Back in Melbourne after a whirlwind trip to New Zealand to celebrate Dad's 60th. Good times had all around (torrential rain, massive quantities of expensive whisky, five large bodies in a too-small rental car, board games used to stave off the boredom of the aforementioned rain, more whisky). Mother chastised me for forgetting to bring her The Diary of a Bookseller. My father chastised me for not saying enough nice things about Ready Player One. And my sister didn't chastise me at all (except for being a messy, generally lazy lump who never cooks - but that was well deserved).  

However, the highlight of the weekend was Mother (who grew up in rural Pennsylvania where there was not a lot of entertainment) teaching us about a peculiar phenomenon. She made us stand in a doorway, and press the tops of both wrists hard into the door frame for sixty-seconds. We then stepped forward. Do it and you'll find your arms float to the ceiling of their own free will - as if you are about to take involuntary flight. Go on and try it. (Father: "After nearly forty years of marriage! I can't believe you never taught me this!"; Sister: "I"m going to teach all my flat mates as soon as I get home."; Brother: "Clearly they didn't have television when you were growing up.") 

I tell you this, readers, because I want you to know that my family is just a normal family passing the time. My family, in fact, is exceedingly like the family in Celeste Ng's Little Fires Everywhere. The family in Ng's novel is so normal that they could appear on any number of American sitcoms as the the stand up next door neighbors. They are the cast of people who aren't quite interesting enough to get their own show, but are fun enough to play bit parts in a greater drama. 

The premise is this: a free-spirited artist, Mia, and her daughter, Pearl, move into a rental property owned by the thoroughly suburban Richardson family. These two families become entangled with one another, and then, together, they become entangled in an unfolding drama involving an abandoned Chinese baby, a desperate-to-adopt white couple, and a remorseful birth mother. If this seems like an odd twist, it also feels odd in the book, I assure you. 

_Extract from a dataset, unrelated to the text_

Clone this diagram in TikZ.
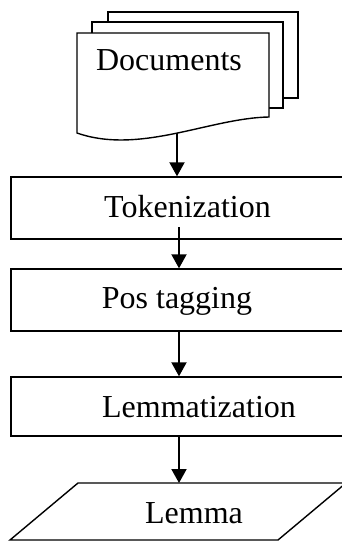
\documentclass[tikz,border=0pt]{standalone}
\usepackage{fontspec}
\setmainfont{Liberation Serif}
\usetikzlibrary{arrows.meta}
\begin{document}
\begin{tikzpicture}[x=1pt,y=-1pt,
  box/.style={draw,line width=1.4pt,fill=white,inner sep=0pt,minimum width=359pt},
  lbl/.style={anchor=base,inner sep=0pt,font=\fontsize{32}{38}\selectfont},
  sheet/.style={draw,line width=1.4pt,fill=white},
  flow/.style={line width=2pt,-{Triangle[width=15pt,length=14pt]}}]
\useasboundingbox (0,0) rectangle (342,541);
\clip (0,0) rectangle (342,541);
% document stack
\path[sheet] (108,12) rectangle (298,98);
\path[sheet] (92,22) rectangle (283,108);
\path[sheet] (77,133) -- (77,33) -- (269,33) -- (269,117)
  .. controls (210,118) and (140,155) .. (77,133) -- cycle;
\node[lbl] (doc) at (169,70) {Documents};
\coordinate (docb) at (177,133);
% boxes
\node[box,minimum height=62pt] (tok) at (190.5,208) {};
\node[lbl] (tokl) at (187.5,217) {Tokenization};
\node[box,minimum height=62pt] (pos) at (190.5,300) {};
\node[lbl] (posl) at (177,308) {Pos tagging};
\node[box,minimum height=59pt] (lem) at (190.5,406.5) {};
\node[lbl] (leml) at (199,417) {Lemmatization};
% output parallelogram
\path[sheet] (10,540) -- (78,483) -- (346,483) -- (278,540) -- cycle;
\coordinate (outt) at (179,483);
\node[lbl] (outl) at (194,523) {Lemma};
% connectors
\coordinate (t1) at (179,227);
\draw[flow] (docb) -- (docb |- tok.north);
\draw[flow] (t1) -- (t1 |- pos.north);
\draw[flow] (pos.south -| t1) -- (lem.north -| t1);
\draw[flow] (lem.south -| outt) -- (outt);
\end{tikzpicture}
\end{document}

It's jarring to read a novel where the central drama has little to no consequence for any of the main characters' lives. It's dissatisfying, but it's also fascinating. Throughout this novel there is a preoccupation with the dramatic-adjacent. One Richardson daughter, Lexie, is a high-school gossip who then becomes the subject of every high-school's most horrifying kind of drama. Another daughter, Izzy, repeatedly finds the need to "do something" about situations in which she has no business getting involved. The Richardson mother digs up past dirt under the guise of journalistic endeavor, and Mia is so deep in artistic melodrama that she has lost her grip on the reality of raising a daughter. The book circles around drama without ever really touching. In fact, there are only two truly dramatic scenes. In one, we are literally left in the waiting room, forced to the periphery. The other - that of the opening chapter - is treated with cool detachment. 

I think this is extremely clever. By playing with drama but never serving it up, the novel is able to talk about essentially boring people in an interesting way. It's able to take up the mundane without glorifying it - to give us a peek into our own daily lives while saying "probably nothing interesting is happening to you right now. But that's okay, what you're doing is still worthwhile."

I think the reason I liked this so much is because I have been feeling stagnant recently. I just completed a move to a new country. Now that I'm settled in, I'm starting to wonder what I'm doing here. This novel comforted me. There wasn't any sort of revelation to it, but it made me feel calmer to realize that being on the periphery of drama is sometimes more than enough, to be an observer in life is not to waste it, but to experience it from a different perspective. Little Fires Everywhere is not saying that the mundane is interesting, it's saying that the mundane is reality: it's what we get to be going on with.

The ending of Little Fires Everywhere is the only flawed part of this novel, which is otherwise beautifully crafted. It's greatest strength is its ability to give interiority to even minor characters (in the vein of George Eliot) who may only appear for a few paragraphs. Here is Ng doing this in just a few sentences for a lonely, neighborhood man, "They were observed only once. Mr. Yang, on his way home from bus-driving duty, steered his light blue Saturn down Parkland Drive and saw a Jeep Cherokee pulled to the side of the road, two teens inside pressed against each other...It was none of his business, he thought to himself, though for the rest of the afternoon he found himself day-dreaming, back to his own teenage years in Hong Kong, sneaking into the botanical gardens with Besty Choy...The young are the same, always and everywhere, he thought, and he shifted the car into gear and drove on."